Truong documents reveal true extent of Queenstown slum overcrowding
A repeat rule-breaking landlord had dozens more people than permitted living at his property in central Queenstown.
Documents supplied to Crux under the Local Government Official Information and Meetings Act show Oai P Truong, also known as James Truong, was told by the Queenstown Lakes District Council at the end of August he needed to reduce the number of tenants at his Johnson Place rental to six or less by November 17 or risk a fine.
Crux first alerted the council to the problem property ten weeks earlier, on June 16, when it was revealed up to 30 tenants called it home, spread between rooms within the house, and external sheds and a garage.
According to information in the documents, the council contacted Mr Truong approximately 10 days later alerting him to claims of overcrowded conditions with "multiple people residing in garages that are not suitable for habitation".
On July 17, a month after the first story on the rental was published by Crux, the council planned a site inspection.
In the interim, Crux was tipped off to Mr Truong buying smoke alarms for the property, as well as a number of small electrical heaters. Tenants also told Crux of overnight evictions.
On August 25, the council issued Mr Truong with a notice to fix in response to discovered breaches of the Building Act.
The notice instructed Mr Truong to either reduce the number of tenants or apply for a change of use for the property, which is defined as a 'Detached Dwelling', with restrictions on the number of people able to reside there.
The notice gave Mr Truong 12 weeks to comply or risk a fine of up to $200,000, plus a further fine of up to $20,000 for each day of non-compliance.
In September, Crux was contacted by a tenant still living at the property, who said the remaining nine tenants had been given notice to leave by the end of October by Mr Truong.
It is not the first time Mr Truong's Johnson Place address has come under the scrutiny of the council.
A similar notice to fix was delivered to Mr Truong in 2019, when council staff concluded Mr Truong had also attempted to cover up his wrong-doings.
In a report in December of that year, after two visits to the property, a council officer said Mr Truong had "made a clear intent to deceive council representatives by removing elements from the site", after evidence of beds for at least 26 people at the rental, plus additional mattresses suggesting even more may have lived there.
"From my research the owner Mr James Truong has a history of similar actions at various locations around New Zealand," the council officer said.
The resulting notice to fix demanded similar action as the one issued in recent months, and carried a similar potential fine.
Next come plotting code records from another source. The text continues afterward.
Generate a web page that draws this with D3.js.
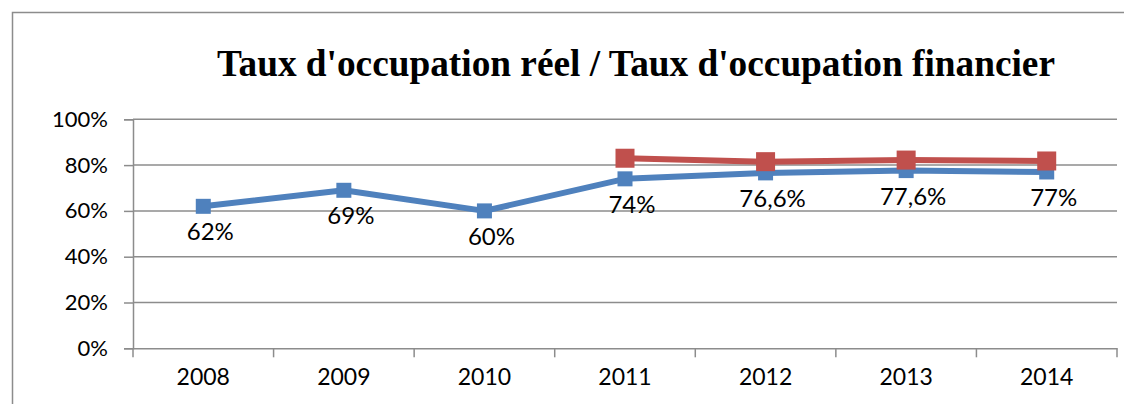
<!DOCTYPE html>
<html>
<head>
<meta charset="utf-8">
<script src="https://cdn.jsdelivr.net/npm/d3@7"></script>
<style>
  html, body { margin: 0; padding: 0; background: #fff; }
  svg { display: block; }
</style>
</head>
<body>
<svg id="chart" width="1124" height="404"></svg>
<script>
const categories = ["2008", "2009", "2010", "2011", "2012", "2013", "2014"];
const reelValues = [0.62, 0.69, 0.60, 0.74, 0.766, 0.776, 0.77];
const reelLabels = ["62%", "69%", "60%", "74%", "76,6%", "77,6%", "77%"];
const financierYears = ["2011", "2012", "2013", "2014"];
const financierValues = [0.83, 0.815, 0.822, 0.818];
const yTicks = [0, 0.2, 0.4, 0.6, 0.8, 1.0];
const title = "Taux d'occupation réel / Taux d'occupation financier";

(function () {
const svg = d3.select("#chart");
const gray = "#8c8c8c";
const blue = "#4F81BD";
const red = "#C0504D";
const font = "Lato, 'Open Sans', sans-serif";

// outer chart border (left and top visible)
svg.append("path")
  .attr("d", "M12.5,404 L12.5,12.5 L1124,12.5")
  .attr("fill", "none").attr("stroke", gray).attr("stroke-width", 1.5);

const pLeft = 133, pRight = 1117, pTop = 119.3, pBottom = 348.3;

const x = d3.scaleBand().domain(categories).range([pLeft, pRight]).padding(0);
const y = d3.scaleLinear().domain([0, 1]).range([pBottom, pTop]);
const cx = d => x(d) + x.bandwidth() / 2;

// title
svg.append("text")
  .attr("x", 636).attr("y", 76)
  .attr("text-anchor", "middle")
  .attr("font-family", "'Liberation Serif', 'Times New Roman', serif")
  .attr("font-weight", "bold")
  .attr("font-size", 37.3)
  .attr("fill", "#000")
  .text(title);

// gridlines
svg.append("g").selectAll("line").data(yTicks.filter(t => t > 0)).join("line")
  .attr("x1", pLeft).attr("x2", pRight)
  .attr("y1", d => y(d)).attr("y2", d => y(d))
  .attr("stroke", gray).attr("stroke-width", 1.5);

// y axis
const yAxis = svg.append("g")
  .attr("transform", `translate(${pLeft},0)`)
  .call(d3.axisLeft(y).tickValues(yTicks).tickFormat(d3.format(".0%")).tickSize(9).tickPadding(16));
yAxis.select(".domain").attr("stroke", gray).attr("stroke-width", 1.5);
yAxis.selectAll(".tick line").attr("stroke", gray).attr("stroke-width", 1.5);
yAxis.selectAll(".tick text")
  .attr("font-family", font).attr("font-size", 22).attr("fill", "#000");

// x axis
const xAxis = svg.append("g")
  .attr("transform", `translate(0,${pBottom})`)
  .call(d3.axisBottom(x).tickSize(0).tickPadding(20));
xAxis.select(".domain").attr("stroke", gray).attr("stroke-width", 1.5);
xAxis.selectAll(".tick text")
  .attr("font-family", font).attr("font-size", 23).attr("fill", "#000");
// tick marks at category boundaries
const edges = categories.map(c => x(c)).concat([x(categories[categories.length - 1]) + x.bandwidth()]);
svg.append("g").selectAll("line").data(edges).join("line")
  .attr("x1", d => d).attr("x2", d => d)
  .attr("y1", pBottom).attr("y2", pBottom + 9)
  .attr("stroke", gray).attr("stroke-width", 1.5);

// blue series
const reelData = categories.map((c, i) => ({ c, v: reelValues[i], l: reelLabels[i] }));
const line = d3.line().x(d => cx(d.c)).y(d => y(d.v));
svg.append("path").datum(reelData)
  .attr("d", line).attr("fill", "none")
  .attr("stroke", blue).attr("stroke-width", 6).attr("stroke-linejoin", "round");
svg.append("g").selectAll("rect").data(reelData).join("rect")
  .attr("x", d => cx(d.c) - 7.5).attr("y", d => y(d.v) - 7.5)
  .attr("width", 15).attr("height", 15).attr("fill", blue);

// red series
const finData = financierYears.map((c, i) => ({ c, v: financierValues[i] }));
svg.append("path").datum(finData)
  .attr("d", line).attr("fill", "none")
  .attr("stroke", red).attr("stroke-width", 6).attr("stroke-linejoin", "round");
svg.append("g").selectAll("rect").data(finData).join("rect")
  .attr("x", d => cx(d.c) - 9.5).attr("y", d => y(d.v) - 9.5)
  .attr("width", 19).attr("height", 19).attr("fill", red);

// data labels (blue)
svg.append("g").selectAll("text").data(reelData).join("text")
  .attr("x", d => cx(d.c) + 7).attr("y", d => y(d.v) + 34)
  .attr("text-anchor", "middle")
  .attr("font-family", font).attr("font-size", 24).attr("fill", "#000")
  .text(d => d.l);
})();
</script>
</body>
</html>
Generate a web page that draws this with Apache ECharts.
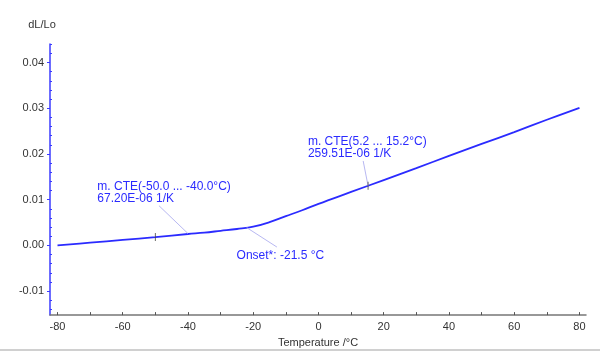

In an email in January 2020, a council officer told Mr Truong a "reply to the email" would be "sufficient" to confirm some of the council's concerns had been addressed.
Mr Truong replied by email to confirm the property was only being lived in by his "extended family", and the garage had been returned to use for storage rather than habitation.
Fast-forward to 2023, and it appears Mr Truong has once again avoided any penalty for repeat non-compliant behaviour.
Main image: The interior of James Truong's garage at his Johnson Place rental in Queenstown in June 2023, when makeshift rooms were being rented by five tenants.